*THE REQUEST*
Quote the data below in full, minus the images.

*DATA SHOWN*

◇ ◇ ◇ ◇ ◇

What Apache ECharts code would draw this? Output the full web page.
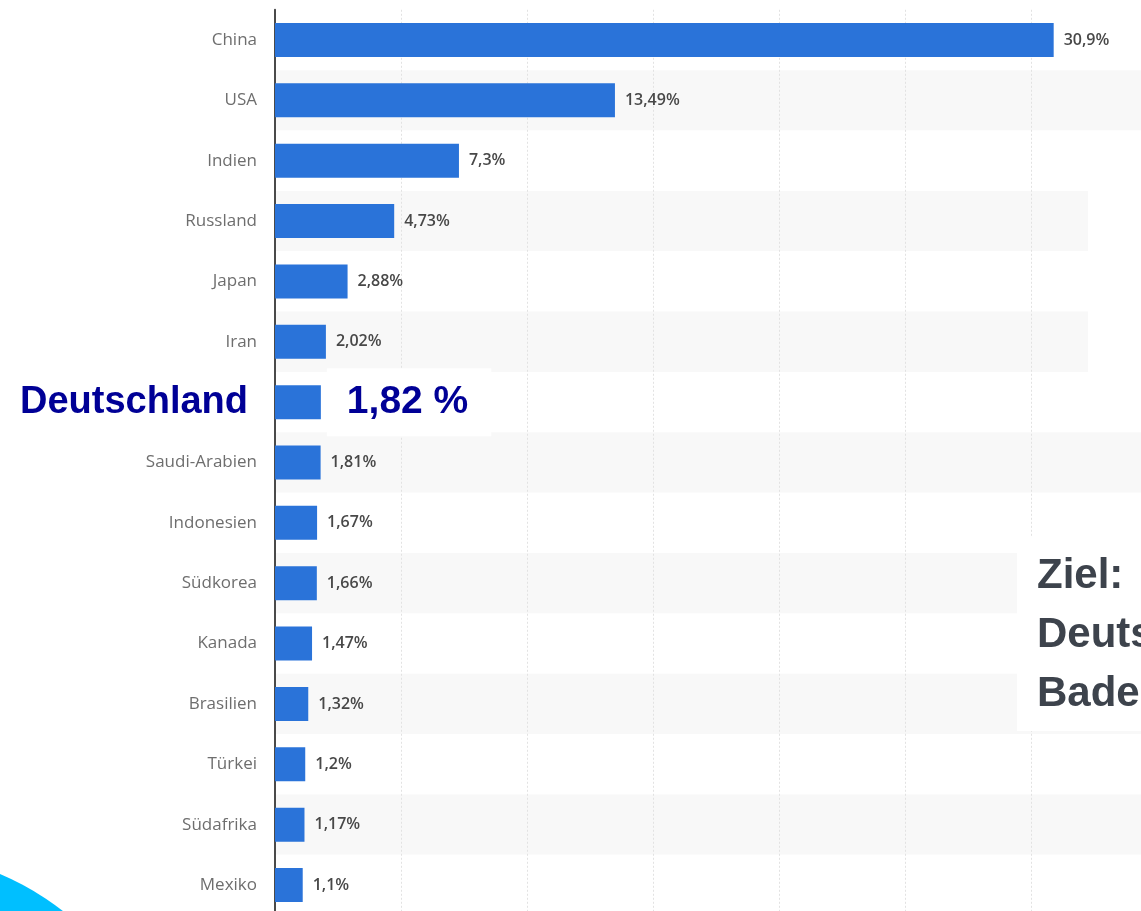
<!DOCTYPE html>
<html>
<head>
<meta charset="utf-8">
<script src="https://cdn.jsdelivr.net/npm/echarts@6/dist/echarts.min.js"></script>
<style>
  html, body { margin: 0; padding: 0; background: #fff; }
  #chart { width: 1141px; height: 911px; }
</style>
</head>
<body>
<div id="chart"></div>
<script>
// ---- data ----
const categories = ['China', 'USA', 'Indien', 'Russland', 'Japan', 'Iran', 'Deutschland', 'Saudi-Arabien', 'Indonesien', 'Südkorea', 'Kanada', 'Brasilien', 'Türkei', 'Südafrika', 'Mexiko'];
const shares = [30.9, 13.49, 7.3, 4.73, 2.88, 2.02, 1.82, 1.81, 1.67, 1.66, 1.47, 1.32, 1.2, 1.17, 1.1];
const highlightCategory = 'Deutschland';
const axisMax = 35;
const axisStep = 5;
const noteLines = ['Ziel:', 'Deutschland', 'Baden-Württemberg'];

function fmt(v, isHighlight) {
  return String(v).replace('.', ',') + (isHighlight ? ' %' : '%');
}

const seriesData = shares.map((v, i) => {
  if (categories[i] !== highlightCategory) return v;
  return {
    value: v,
    label: {
      fontFamily: '"Liberation Sans", Arial, sans-serif',
      fontWeight: 'bold',
      fontSize: 39,
      color: '#000096',
      backgroundColor: '#ffffff',
      lineHeight: 40,
      padding: [16, 23, 12, 20],
      distance: 6
    }
  };
});

const chart = echarts.init(document.getElementById('chart'), null, { renderer: 'canvas' });
chart.setOption({
  animation: false,
  backgroundColor: '#ffffff',
  grid: { left: 275, right: -16, top: 9.8, bottom: -4.2, containLabel: false, outerBoundsMode: 'none' },
  xAxis: {
    type: 'value',
    min: 0,
    max: axisMax,
    interval: axisStep,
    axisLine: { show: false },
    axisTick: { show: false },
    axisLabel: { show: false },
    splitLine: { show: true, lineStyle: { color: '#e2e2e2', width: 1, type: [2, 2] } }
  },
  yAxis: {
    type: 'category',
    data: categories,
    inverse: true,
    axisLine: { show: true, lineStyle: { color: '#4a4a4a', width: 2 } },
    axisTick: { show: false },
    splitArea: { show: true, areaStyle: { color: ['#ffffff', '#f8f8f8'] } },
    axisLabel: {
      margin: 18,
      fontFamily: '"Open Sans", sans-serif',
      fontSize: 17,
      color: '#6e6e6e',
      formatter: v => v === highlightCategory ? '{de|' + v + '}' : v,
      rich: {
        de: {
          fontFamily: '"Liberation Sans", Arial, sans-serif',
          fontWeight: 'bold',
          fontSize: 38,
          color: '#000096',
          padding: [0, 9, 0, 0]
        }
      }
    }
  },
  series: [{
    type: 'bar',
    data: seriesData,
    barWidth: 34,
    itemStyle: { color: '#2a73d9' },
    label: {
      show: true,
      position: 'right',
      distance: 10,
      fontFamily: '"Open Sans", sans-serif',
      fontWeight: 600,
      fontSize: 16,
      color: '#484848',
      formatter: p => fmt(p.value, categories[p.dataIndex] === highlightCategory)
    }
  }],
  graphic: [
    { type: 'rect', z: 100, shape: { x: 1088, y: 191, width: 60, height: 241 }, style: { fill: '#ffffff' } },
    { type: 'rect', z: 100, shape: { x: 1017, y: 537, width: 130, height: 194 }, style: { fill: '#ffffff' } },
    {
      type: 'text', z: 101, x: 1037, y: 547,
      style: {
        text: noteLines.join('\n'),
        font: 'bold 42px "Liberation Sans", Arial, sans-serif',
        lineHeight: 59,
        fill: '#3d434c',
        verticalAlign: 'top',
        align: 'left'
      }
    },
    { type: 'circle', z: 100, shape: { cx: -108, cy: 1129, r: 277 }, style: { fill: '#00bfff' } }
  ]
});
</script>
</body>
</html>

◇ ◇ ◇ ◇ ◇

*RIGHT ANSWER*
What Apache ECharts code would draw this? Output the full web page.
<!DOCTYPE html>
<html>
<head>
<meta charset="utf-8">
<script src="https://cdn.jsdelivr.net/npm/echarts@6/dist/echarts.min.js"></script>
<style>
  html, body { margin: 0; padding: 0; background: #fff; }
  #chart { width: 1141px; height: 911px; }
</style>
</head>
<body>
<div id="chart"></div>
<script>
// ---- data ----
const categories = ['China', 'USA', 'Indien', 'Russland', 'Japan', 'Iran', 'Deutschland', 'Saudi-Arabien', 'Indonesien', 'Südkorea', 'Kanada', 'Brasilien', 'Türkei', 'Südafrika', 'Mexiko'];
const shares = [30.9, 13.49, 7.3, 4.73, 2.88, 2.02, 1.82, 1.81, 1.67, 1.66, 1.47, 1.32, 1.2, 1.17, 1.1];
const highlightCategory = 'Deutschland';
const axisMax = 35;
const axisStep = 5;
const noteLines = ['Ziel:', 'Deutschland', 'Baden-Württemberg'];

function fmt(v, isHighlight) {
  return String(v).replace('.', ',') + (isHighlight ? ' %' : '%');
}

const seriesData = shares.map((v, i) => {
  if (categories[i] !== highlightCategory) return v;
  return {
    value: v,
    label: {
      fontFamily: '"Liberation Sans", Arial, sans-serif',
      fontWeight: 'bold',
      fontSize: 39,
      color: '#000096',
      backgroundColor: '#ffffff',
      lineHeight: 40,
      padding: [16, 23, 12, 20],
      distance: 6
    }
  };
});

const chart = echarts.init(document.getElementById('chart'), null, { renderer: 'canvas' });
chart.setOption({
  animation: false,
  backgroundColor: '#ffffff',
  grid: { left: 275, right: -16, top: 9.8, bottom: -4.2, containLabel: false, outerBoundsMode: 'none' },
  xAxis: {
    type: 'value',
    min: 0,
    max: axisMax,
    interval: axisStep,
    axisLine: { show: false },
    axisTick: { show: false },
    axisLabel: { show: false },
    splitLine: { show: true, lineStyle: { color: '#e2e2e2', width: 1, type: [2, 2] } }
  },
  yAxis: {
    type: 'category',
    data: categories,
    inverse: true,
    axisLine: { show: true, lineStyle: { color: '#4a4a4a', width: 2 } },
    axisTick: { show: false },
    splitArea: { show: true, areaStyle: { color: ['#ffffff', '#f8f8f8'] } },
    axisLabel: {
      margin: 18,
      fontFamily: '"Open Sans", sans-serif',
      fontSize: 17,
      color: '#6e6e6e',
      formatter: v => v === highlightCategory ? '{de|' + v + '}' : v,
      rich: {
        de: {
          fontFamily: '"Liberation Sans", Arial, sans-serif',
          fontWeight: 'bold',
          fontSize: 38,
          color: '#000096',
          padding: [0, 9, 0, 0]
        }
      }
    }
  },
  series: [{
    type: 'bar',
    data: seriesData,
    barWidth: 34,
    itemStyle: { color: '#2a73d9' },
    label: {
      show: true,
      position: 'right',
      distance: 10,
      fontFamily: '"Open Sans", sans-serif',
      fontWeight: 600,
      fontSize: 16,
      color: '#484848',
      formatter: p => fmt(p.value, categories[p.dataIndex] === highlightCategory)
    }
  }],
  graphic: [
    { type: 'rect', z: 100, shape: { x: 1088, y: 191, width: 60, height: 241 }, style: { fill: '#ffffff' } },
    { type: 'rect', z: 100, shape: { x: 1017, y: 537, width: 130, height: 194 }, style: { fill: '#ffffff' } },
    {
      type: 'text', z: 101, x: 1037, y: 547,
      style: {
        text: noteLines.join('\n'),
        font: 'bold 42px "Liberation Sans", Arial, sans-serif',
        lineHeight: 59,
        fill: '#3d434c',
        verticalAlign: 'top',
        align: 'left'
      }
    },
    { type: 'circle', z: 100, shape: { cx: -108, cy: 1129, r: 277 }, style: { fill: '#00bfff' } }
  ]
});
</script>
</body>
</html>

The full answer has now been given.